From Bloomberg on China. “The strength or otherwise of the Chinese property market is set to have far-reaching implications for the global economy this year. Rather than relying solely on official statistics, however, those looking for an indication of the performance of the Chinese construction sector might want to direct their attention to the world’s steelmakers. Construction accounts for the biggest part of steel demand in the top consumer markets, according to Bloomberg Intelligence. China’s home prices have shown signs of slowing as local governments and banks follow Beijing’s orders to tighten the market and rein in asset bubbles.”

“Stockpiles of iron ore at China’s ports have expanded at an ‘unprecedented’ pace since the start of this year, noted Ivan Szpakowski, chief investment officer at Academia Capital LLC. Iron ore inventory at China’s ports rose to a record 127 million tonnes last week, according to Shanghai Steelhome Information Technology Co., while stockpiles of reinforcement bar used in construction surged to 8.2 million tonnes, the highest since April 2014.”

“‘We’re much more leveraged now than we’ve been in two years, in terms of inventory throughout the whole supply chain, whether it’s traders or steel mills, or whether it’s iron ore or steel,’ said Ivan Szpakowski, chief investment officer at Academia Capital LLC.”

The Courier Mail on Australia. “The building industry is getting tougher every day. ASX-listed Onterran, which owns Brisbane-based Bloomer Constructions, voluntarily suspended its shares pending an announcement about the ‘potential divestment of a subsidiary and trading update.’ It is not clear what is going on, but we hear Bloomer has been struggling in an increasingly tough property market.”

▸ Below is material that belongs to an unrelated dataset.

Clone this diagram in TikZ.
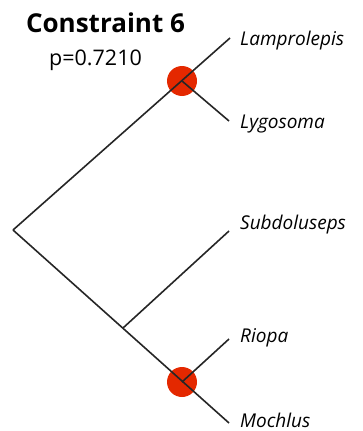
\documentclass[tikz,border=0pt]{standalone}
\usepackage{fontspec}
\setmainfont{Open Sans}
\definecolor{dotred}{HTML}{E42800}
\begin{document}
\begin{tikzpicture}[x=1pt,y=-1pt,
  branch/.style={line width=1.6pt, draw=black!85},
  taxon/.style={anchor=base west, inner sep=0pt, font=\fontsize{19}{21}\selectfont\itshape},
  dot/.style={circle, fill=dotred, minimum size=30pt, inner sep=0pt}]
\useasboundingbox (0,0) rectangle (362,431);
\coordinate (root) at (13,230);
\coordinate (n1) at (182,81);
\coordinate (n2) at (123,328);
\coordinate (n3) at (182,382);
\coordinate (tLam) at (230,38);
\coordinate (tLyg) at (229,121);
\coordinate (tSub) at (229,231);
\coordinate (tRio) at (229,339);
\coordinate (tMoc) at (229,423);
\node[dot] (d1) at (n1) {};
\node[dot] (d2) at (n3) {};
\draw[branch] (root) -- (tLam);
\draw[branch] (n1) -- (tLyg);
\draw[branch] (root) -- (tMoc);
\draw[branch] (n2) -- (tSub);
\draw[branch] (n3) -- (tRio);
\node[taxon] (lLam) at (240,45) {Lamprolepis};
\node[taxon] (lLyg) at (240,128) {Lygosoma};
\node[taxon] (lSub) at (240,229) {Subdoluseps};
\node[taxon] (lRio) at (240,342) {Riopa};
\node[taxon] (lMoc) at (240,427.5) {Mochlus};
\node[anchor=base, inner sep=0pt, font=\fontsize{26}{28}\selectfont\bfseries] (title) at (105.5,32) {Constraint 6};
\node[anchor=base, inner sep=0pt, font=\fontsize{21.5}{23}\selectfont] (pval) at (95.5,65) {p=0.7210};
\end{tikzpicture}
\end{document}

“Onterran, which acquired Bloomer in 2015, warned last year that its subsidiary had been ‘working through a difficult period’ with significant increases in contractor and raw material costs. Onterran did not return calls yesterday but we hear there are quite a few nervous subbies out there.”

“Creditors of the collapsed Cullen Group Australia have appointed a new Melbourne-based liquidator Michael Caspaney, of Menzies Advisory, to replace Brisbane’s Mark Pearce. Cullen closed its doors just before Christmas, owing creditors an estimated $18 million and capping a horror year for the building industry that faces a glut of inner city apartments and tighter bank lending.”

“Caspaney was not available yesterday to explain why he was given the job, but we hear he has his work cut out for him unravelling the financial mess. The industry regulator, the Queensland Building and Construction Commission, has come under fire for not acting sooner to shut Cullen down.”